Pelo exposto, acordam na 3.ª Secção do Supremo Tribunal de Justiça, na apreciação do recurso interposto pelo arguido AA, em:

  – Julgar o recurso parcialmente procedente, quer no que toca às medidas das penas parcelares, sendo fixada a pena de sete anos de prisão para o crime de tráfico de estupefacientes e a pena de dois anos e oito meses de prisão para o crime de branqueamento, mantendo-se a pena aplicada pelo crime de resistência e coacção sobre funcionário, quer da pena única, que se fixa em sete anos e quatro meses de prisão.
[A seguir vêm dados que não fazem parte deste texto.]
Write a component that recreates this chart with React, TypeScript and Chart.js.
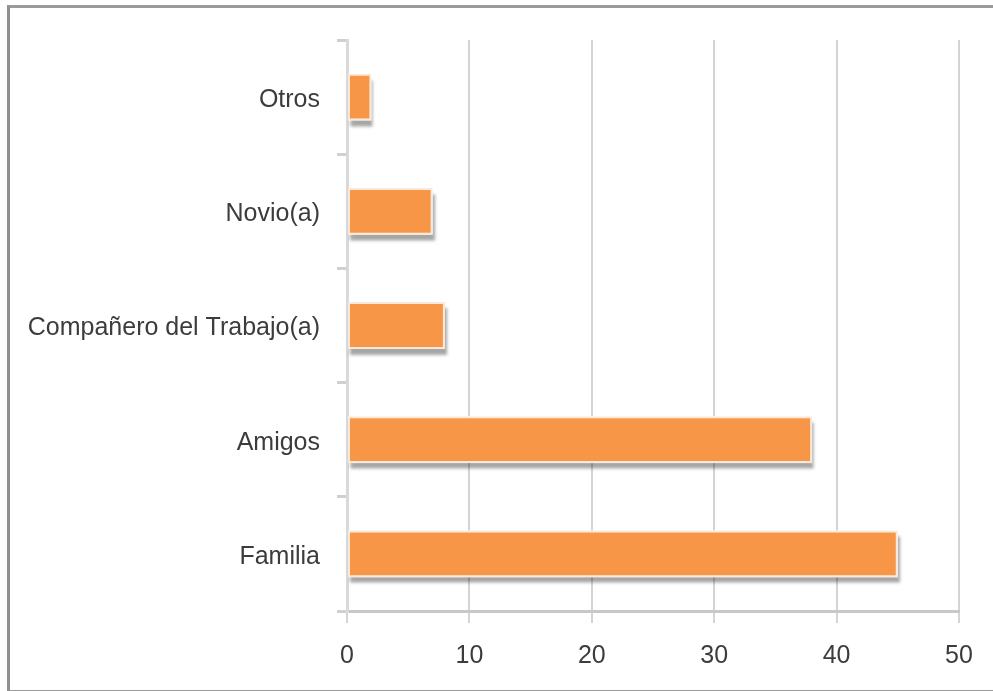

Sem custas, nos termos dos artigos 374.º, n.º 4, 513.º, n.º s 1, 2 e 3 e 514.º, n.º 1, do Código de Processo Penal (na redacção que lhes foi dada pelo Decreto-Lei n.º 34/2008, de 26 de Fevereiro, rectificado pela Declaração de Rectificação n.º 22/2008, de 24 de Abril, e com as alterações introduzidas pela Lei n.º 43/2008, de 27 de Agosto, pelo Decreto-Lei n.º 181/2008, de 28 de Agosto, pelo artigo 156.º da Lei n.º 64-A/2008, de 31 de Dezembro (Suplemento n.º 252), pelo artigo 163.º da Lei n.º 3-B/2010, de 28 de Abril, pelo Decreto-Lei n.º 52/2011, de 13 de Abril e pela Lei n.º 7/2012, de 13 de Fevereiro, rectificada com a Rectificação n.º 16/2012, de 26 de Março, pela Lei n.º 66-B/2012, de 31de Dezembro, pelo Decreto-Lei n.º 126/2013, de 30 de Agosto, e pela Lei n.º 72/2014, de 2 de Setembro, o qual aprovou – artigo 18.º – o Regulamento das Custas Processuais, publicado no anexo III do mesmo diploma legal).

Consigna-se que foi observado o disposto no artigo 94.º, n.º 2, do Código de Processo Penal.